● REQUIREMENTS:
Give every line back verbatim, dropping all images.

● DATA SEGMENT:
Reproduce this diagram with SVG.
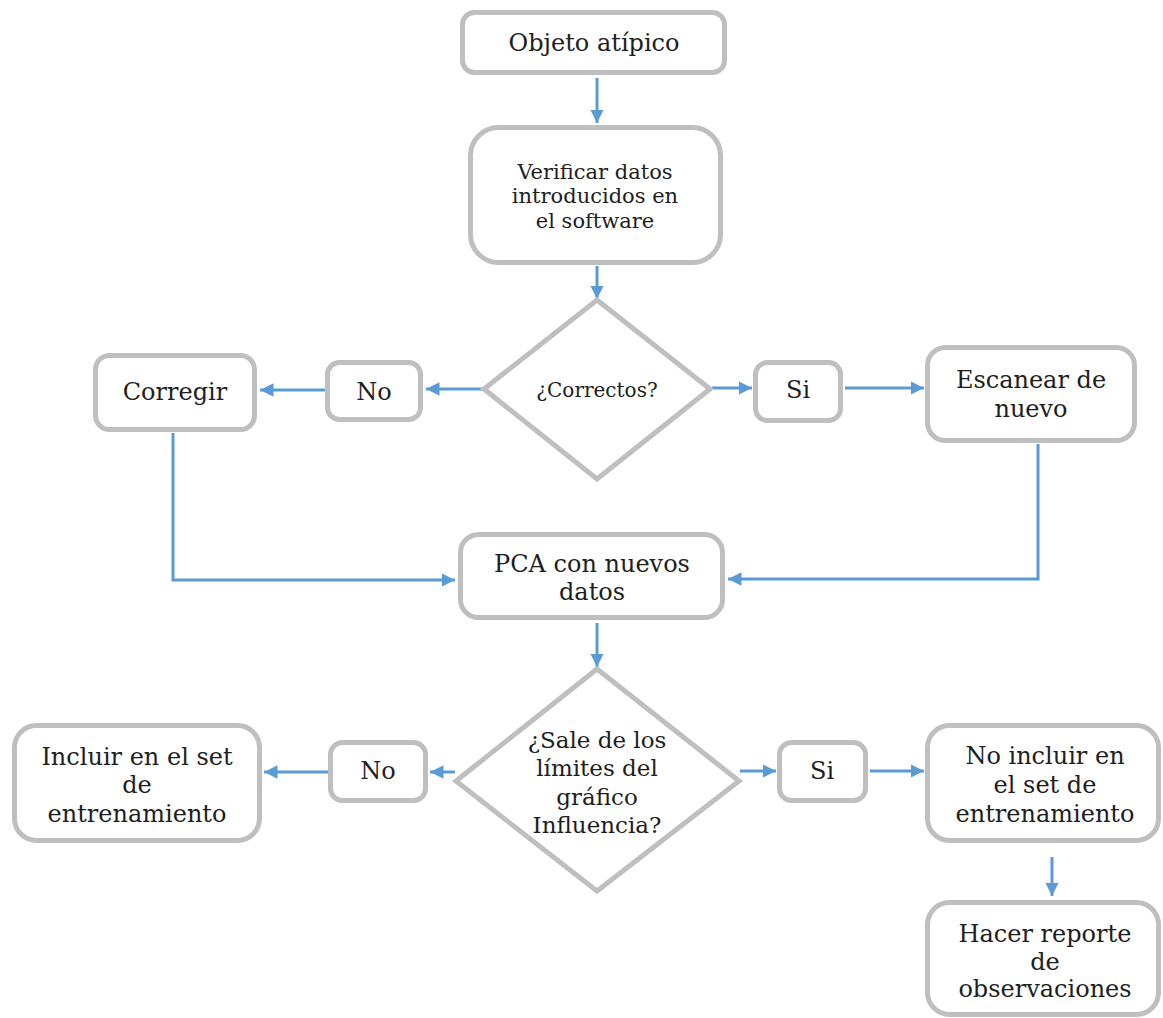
<svg xmlns="http://www.w3.org/2000/svg" width="1163" height="1018" viewBox="0 0 1163 1018">
<style>
.box{fill:#fff;stroke:#bfbfbf;stroke-width:5}
.t{font-family:"DejaVu Serif","Liberation Serif",serif;font-size:24px;fill:#1e1e1e;text-anchor:middle}
.c{fill:none;stroke:#5b9bd5;stroke-width:3;marker-end:url(#ah)}
</style>
<defs>
<marker id="ah" viewBox="0 0 10 10" refX="10" refY="5" markerWidth="4.5" markerHeight="4.5" orient="auto" markerUnits="strokeWidth">
<path d="M0,0 L10,5 L0,10 z" fill="#5b9bd5"/>
</marker>
</defs>
<rect width="1163" height="1018" fill="#fff"/>
<g id="connectors">
<path class="c" d="M597,78 V123"/>
<path class="c" d="M597,266 V299"/>
<path class="c" d="M483,389 H426"/>
<path class="c" d="M325,390 H260"/>
<path class="c" d="M712,388 H752"/>
<path class="c" d="M845,388 H924"/>
<path class="c" d="M1038,444 V579 H728"/>
<path class="c" d="M173,433 V580 H455"/>
<path class="c" d="M597,623 V667"/>
<path class="c" d="M455,772 H430"/>
<path class="c" d="M328,772 H264"/>
<path class="c" d="M740,771 H776"/>
<path class="c" d="M870,771 H924"/>
<path class="c" d="M1052,857 V896"/>
</g>
<g id="n1"><rect class="box" x="462.5" y="12.5" width="262" height="60" rx="12"/><text class="t" x="594" y="51">Objeto atípico</text></g>
<g id="n2"><rect class="box" x="470.5" y="127.5" width="250" height="135" rx="28"/><text class="t" style="font-size:21px" x="595" y="179">Verificar datos</text><text class="t" style="font-size:21px" x="595" y="203">introducidos en</text><text class="t" style="font-size:21px" x="595" y="228">el software</text></g>
<g id="d1"><polygon class="box" points="597,300 710,389 597,479 484,389"/><text class="t" style="font-size:20px" x="597" y="397">¿Correctos?</text></g>
<g id="no1"><rect class="box" x="327.5" y="362.5" width="93" height="57" rx="12"/><text class="t" x="374" y="400">No</text></g>
<g id="corregir"><rect class="box" x="95.5" y="355.5" width="159" height="74" rx="14"/><text class="t" x="175" y="400">Corregir</text></g>
<g id="si1"><rect class="box" x="755.5" y="362.5" width="85" height="58" rx="12"/><text class="t" x="798" y="398">Si</text></g>
<g id="escanear"><rect class="box" x="927.5" y="347.5" width="207" height="93" rx="18"/><text class="t" x="1031" y="388">Escanear de</text><text class="t" x="1031" y="417">nuevo</text></g>
<g id="pca"><rect class="box" x="460.5" y="534.5" width="262" height="83" rx="18"/><text class="t" x="592" y="572">PCA con nuevos</text><text class="t" x="592" y="600">datos</text></g>
<g id="d2"><polygon class="box" points="597,669 739,781 597,891 456,781"/><text class="t" style="font-size:23px" x="597" y="748">¿Sale de los</text><text class="t" style="font-size:23px" x="597" y="776">límites del</text><text class="t" style="font-size:23px" x="597" y="805">gráfico</text><text class="t" style="font-size:23px" x="597" y="833">Influencia?</text></g>
<g id="no2"><rect class="box" x="330.5" y="742.5" width="95" height="58" rx="12"/><text class="t" x="378" y="779">No</text></g>
<g id="incluir"><rect class="box" x="14.5" y="725.5" width="245" height="115" rx="22"/><text class="t" x="137" y="765">Incluir en el set</text><text class="t" x="137" y="793">de</text><text class="t" x="137" y="822">entrenamiento</text></g>
<g id="si2"><rect class="box" x="779.5" y="742.5" width="86" height="58" rx="12"/><text class="t" x="822" y="779">Si</text></g>
<g id="noincluir"><rect class="box" x="927.5" y="725.5" width="231" height="115" rx="22"/><text class="t" x="1045" y="764">No incluir en</text><text class="t" x="1045" y="793">el set de</text><text class="t" x="1045" y="822">entrenamiento</text></g>
<g id="hacer"><rect class="box" x="927.5" y="902.5" width="231" height="112" rx="22"/><text class="t" x="1045" y="942">Hacer reporte</text><text class="t" x="1045" y="970">de</text><text class="t" x="1045" y="997">observaciones</text></g>
</svg>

● TASK OUTPUT:
Reproduce this diagram with SVG.
<svg xmlns="http://www.w3.org/2000/svg" width="1163" height="1018" viewBox="0 0 1163 1018">
<style>
.box{fill:#fff;stroke:#bfbfbf;stroke-width:5}
.t{font-family:"DejaVu Serif","Liberation Serif",serif;font-size:24px;fill:#1e1e1e;text-anchor:middle}
.c{fill:none;stroke:#5b9bd5;stroke-width:3;marker-end:url(#ah)}
</style>
<defs>
<marker id="ah" viewBox="0 0 10 10" refX="10" refY="5" markerWidth="4.5" markerHeight="4.5" orient="auto" markerUnits="strokeWidth">
<path d="M0,0 L10,5 L0,10 z" fill="#5b9bd5"/>
</marker>
</defs>
<rect width="1163" height="1018" fill="#fff"/>
<g id="connectors">
<path class="c" d="M597,78 V123"/>
<path class="c" d="M597,266 V299"/>
<path class="c" d="M483,389 H426"/>
<path class="c" d="M325,390 H260"/>
<path class="c" d="M712,388 H752"/>
<path class="c" d="M845,388 H924"/>
<path class="c" d="M1038,444 V579 H728"/>
<path class="c" d="M173,433 V580 H455"/>
<path class="c" d="M597,623 V667"/>
<path class="c" d="M455,772 H430"/>
<path class="c" d="M328,772 H264"/>
<path class="c" d="M740,771 H776"/>
<path class="c" d="M870,771 H924"/>
<path class="c" d="M1052,857 V896"/>
</g>
<g id="n1"><rect class="box" x="462.5" y="12.5" width="262" height="60" rx="12"/><text class="t" x="594" y="51">Objeto atípico</text></g>
<g id="n2"><rect class="box" x="470.5" y="127.5" width="250" height="135" rx="28"/><text class="t" style="font-size:21px" x="595" y="179">Verificar datos</text><text class="t" style="font-size:21px" x="595" y="203">introducidos en</text><text class="t" style="font-size:21px" x="595" y="228">el software</text></g>
<g id="d1"><polygon class="box" points="597,300 710,389 597,479 484,389"/><text class="t" style="font-size:20px" x="597" y="397">¿Correctos?</text></g>
<g id="no1"><rect class="box" x="327.5" y="362.5" width="93" height="57" rx="12"/><text class="t" x="374" y="400">No</text></g>
<g id="corregir"><rect class="box" x="95.5" y="355.5" width="159" height="74" rx="14"/><text class="t" x="175" y="400">Corregir</text></g>
<g id="si1"><rect class="box" x="755.5" y="362.5" width="85" height="58" rx="12"/><text class="t" x="798" y="398">Si</text></g>
<g id="escanear"><rect class="box" x="927.5" y="347.5" width="207" height="93" rx="18"/><text class="t" x="1031" y="388">Escanear de</text><text class="t" x="1031" y="417">nuevo</text></g>
<g id="pca"><rect class="box" x="460.5" y="534.5" width="262" height="83" rx="18"/><text class="t" x="592" y="572">PCA con nuevos</text><text class="t" x="592" y="600">datos</text></g>
<g id="d2"><polygon class="box" points="597,669 739,781 597,891 456,781"/><text class="t" style="font-size:23px" x="597" y="748">¿Sale de los</text><text class="t" style="font-size:23px" x="597" y="776">límites del</text><text class="t" style="font-size:23px" x="597" y="805">gráfico</text><text class="t" style="font-size:23px" x="597" y="833">Influencia?</text></g>
<g id="no2"><rect class="box" x="330.5" y="742.5" width="95" height="58" rx="12"/><text class="t" x="378" y="779">No</text></g>
<g id="incluir"><rect class="box" x="14.5" y="725.5" width="245" height="115" rx="22"/><text class="t" x="137" y="765">Incluir en el set</text><text class="t" x="137" y="793">de</text><text class="t" x="137" y="822">entrenamiento</text></g>
<g id="si2"><rect class="box" x="779.5" y="742.5" width="86" height="58" rx="12"/><text class="t" x="822" y="779">Si</text></g>
<g id="noincluir"><rect class="box" x="927.5" y="725.5" width="231" height="115" rx="22"/><text class="t" x="1045" y="764">No incluir en</text><text class="t" x="1045" y="793">el set de</text><text class="t" x="1045" y="822">entrenamiento</text></g>
<g id="hacer"><rect class="box" x="927.5" y="902.5" width="231" height="112" rx="22"/><text class="t" x="1045" y="942">Hacer reporte</text><text class="t" x="1045" y="970">de</text><text class="t" x="1045" y="997">observaciones</text></g>
</svg>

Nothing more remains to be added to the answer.